Dennoch will Trump offenbar wie zu Beginn seiner ersten Amtszeit 2017 die USA aus dem Pariser Abkommen führen. Laut Medienberichten arbeitet sein Team an einer Austrittserklärung. Manche erwarten gar, dass sich die USA aus der gesamten Klimakonvention der Vereinten Nationen verabschieden. Wie die New York Times berichtet, wolle Trump zudem den Klimaschutz innenpolitisch abwickeln. Etwa Vorschriften zur Treibhausgasbegrenzung bei Kraftwerken und Fahrzeugen streichen oder mehr Bohrungen nach Öl und Gas auf bundeseigenem Land erlauben.
Dazu wolle Trump wohl auch den Inflation Reduction Act angreifen, das wichtigste Klimagesetz seines Vorgängers Joe Biden. Spätestens hier kommen Beobachtern allerdings Zweifel. Das Gesetz aus dem Jahr 2022 soll in zehn Jahren fast 400 Milliarden US-Dollar an Steuervergünstigungen bereitstellen etwa für den Ausbau sauberer Technologien wie Wind, Solar, Batterien oder Wasserstoff. Dabei flossen bislang etwa 80 Prozent der Zuschüsse in US-Bundesstaaten, die von Trumps Republikanern regiert werden, und haben dort viele Arbeitsplätze geschaffen. Ob die neue Regierung dennoch die grüne Transformation torpediert? Ungewiss.
„Die Klimakrise interessiert sich nicht für den Ausgang von Wahlen.“
Als größte Gefahr gilt in Baku, dass weitere Länder dem Beispiel der Trump-Regierung folgen werden. 2017 blieben alle anderen Länder im Pariser Abkommen und führten die internationale Klimapolitik weiter. Aber diesmal? Öl- und Gasländer wie etwa Russland oder Saudi-Arabien sehen den Prozess seit jeher kritisch. „Die Trump-Wahl kann keine Entschuldigung sein für andere Länder, sich zurückzuziehen“, warnte Greenpeace-Mitarbeiter Yeb Sano. Egal, ob es um die Reduzierung der Treibhausgase geht oder bei der Bereitstellung von Finanzhilfen für Entwicklungsländer.

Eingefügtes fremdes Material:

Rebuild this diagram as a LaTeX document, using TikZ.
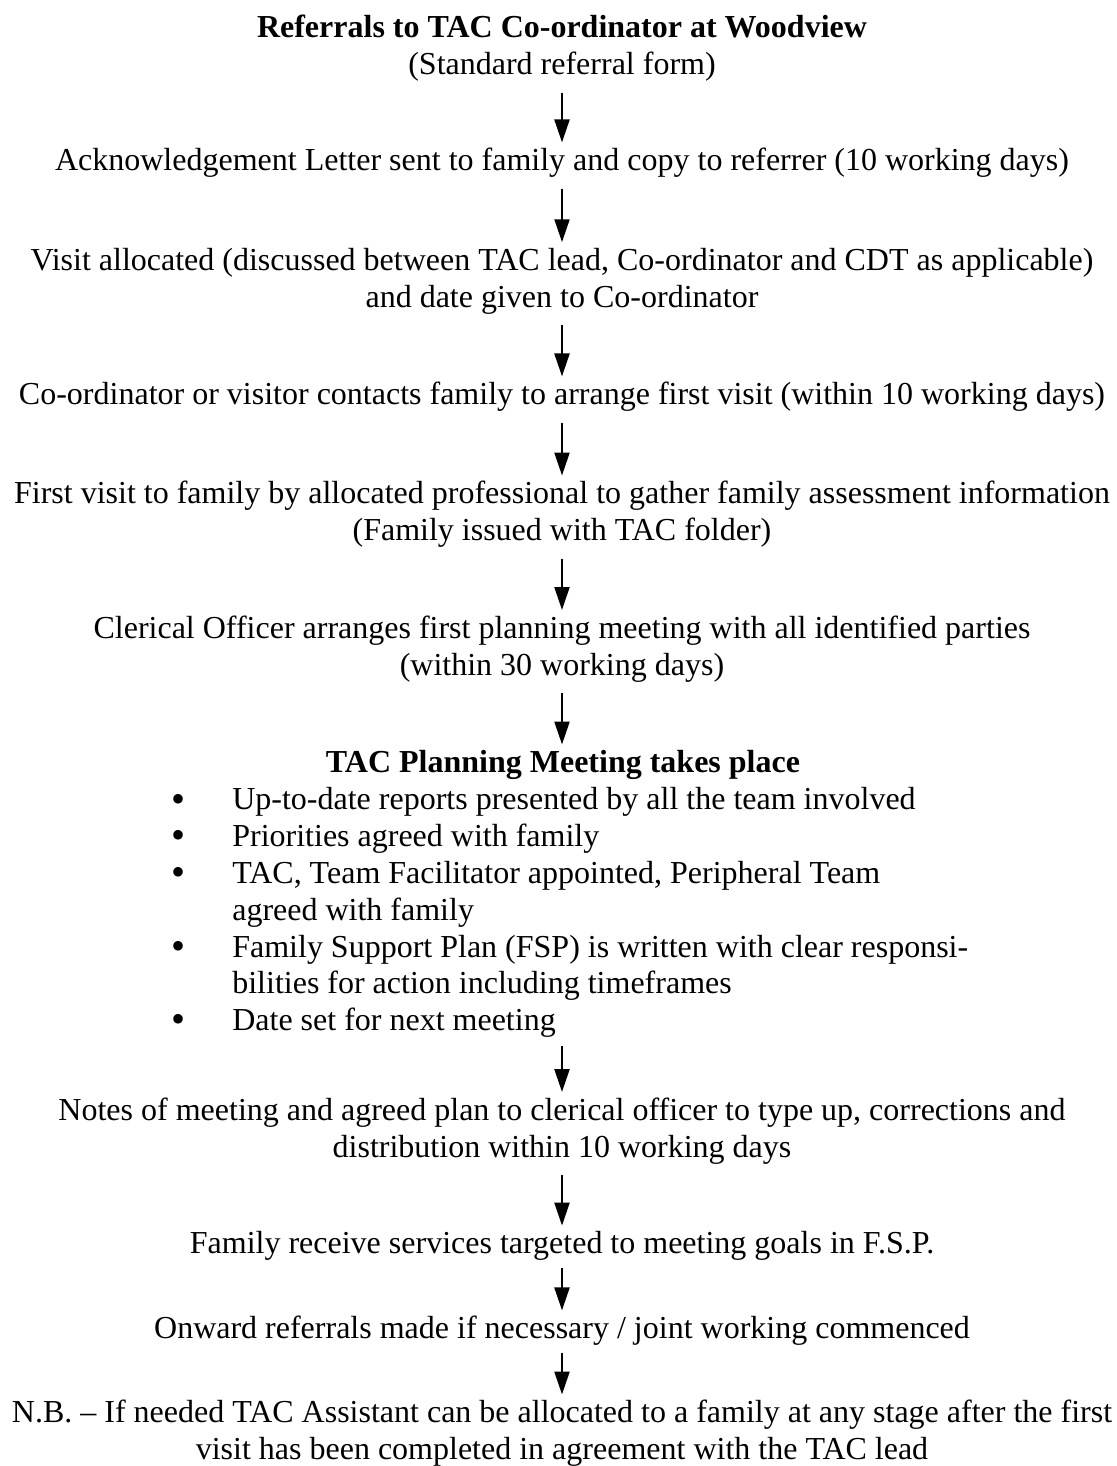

In einem proppenvollen Saal erklärte am späten Montagnachmittag in Baku der noch amtierende Sonderberater für internationale Klimafragen von Präsident Biden, John Podesta: Der aus seiner Sicht bittere Ausgang der US-Wahl sei nicht das Ende des Kampfs gegen die Erderwärmung. Denn Fakten seien Fakten. „Dieser Kampf ist größer als eine Wahl in den USA.“ Er werde andere Länder ermuntern und auffordern, die internationale Zusammenarbeit in Klimafragen fortzusetzen.
Im Angesicht der Trump-Rückkehr geriet selbst in der deutschen Delegation das Ende der Bundesregierung fast zur Randnotiz. Jennifer Morgan, Staatssekretärin im Außenministerium, hielt sich bei ihrem ersten öffentlichen Auftritt nicht lange damit auf. Sondern erklärte in Richtung USA: „Die Klimakrise interessiert sich nicht für den Ausgang von Wahlen. Und auch nicht dafür, dass manche sie einfach wegreden wollen.“ Sie setze darauf, dass etwa auf Ebene der Bundesstaaten weiterhin eine Kooperation mit den USA möglich sei. Aber schon für diese Konferenz erwartet sie keine einfachen Verhandlungen, sondern die schwierigsten seit Jahren. Donald Trump ist eben schon da, auch wenn er 11 000 Kilometer entfernt ist.